Our guide Ed started out by comparing creole gumbo to the city itself. Like its iconic soup, New Orleans has been a melting pot of cultures since the earliest days of its creation. Beginning in the mid-sixteenth century European explorers such as Spaniard Hernando de Soto and later Frenchman Robert de La Salle traveled around the Mississippi River basin. Then in 1718 a French colonizer with the aristocratic name of Jean-Baptiste Le Moyne de Bienville founded the city, naming it for the Duc d’Orléans, the regent governing France at the time. Bienville, as he is called, also implemented Louis XIV’s strict Code Noir to govern slaves in the colony. The historic French Quarter was the original settlement site and is at times still referred to by its French name: the Vieux Carré (or “Old Square”). Next January the city will celebrate an important historic milestone: the two hundredth anniversary of the Battle of New Orleans during the so-called War of 1812, which marks the last armed engagement between our country and Great Britain.

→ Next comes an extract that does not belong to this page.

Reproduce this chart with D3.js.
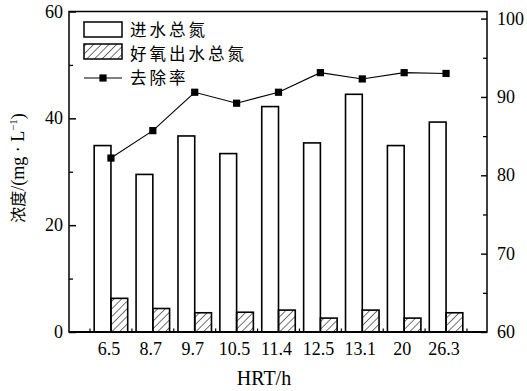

Building on the swampy land proved a challenge for the early settlers and a gumbo of constructions sprang up. Many long-standing structures were made of wood (tempting termites even today), but others were constructed of river brick or the more sturdy lake brick. An important nineteenth century developer of this central area was Micaela Almonester Pontalba, wealthy daughter of a Spanish father and French mother, who designed apartment buildings lining Jackson Square to look like Place des Vosges in Paris. Her initials, AP, can be seen in the wrought iron work of the balconies on the square. Cast iron galleries seen throughout the Quarter often have supports going all the way to the sidewalks. Other edifices have a series of iron girdles called “end caps” which traverse them horizontally and add stability on the shifting soil. The guide also pointed out smaller “creole cottages” where white men used to house their common law wives, free women of color known as placées.
While in New Orleans, our guide insisted that visitors sample the “five food groups.” The aforementioned gumbo, served simply or extravagantly depending on the type of eatery, has several variations mainly with seafood or andouille sausage and chicken. Fried fritters called beignets are found just about everywhere, but were made famous by the Café du Monde on Decatur Street. A Sicilian treat from a section of town called “little Palermo” is the muffuletta sandwich; imagine a round bread loaded with cold cuts and a tangy olive salad. The final two foods he suggested are a crayfish boil (which locals pronounce like “ball”) and pralines (pronounced “prah-leens”), a fudge-like brown sugar candy with toasted pecans. Whether you are up for tasting the “food groups” or not, New Orleans is a gastronomic paradise for just about everyone.
One of my favorite American cities, New Orleans never disappoints. Having the opportunity to see it from a resident’s perspective by way of this walking tour made it even more attractive.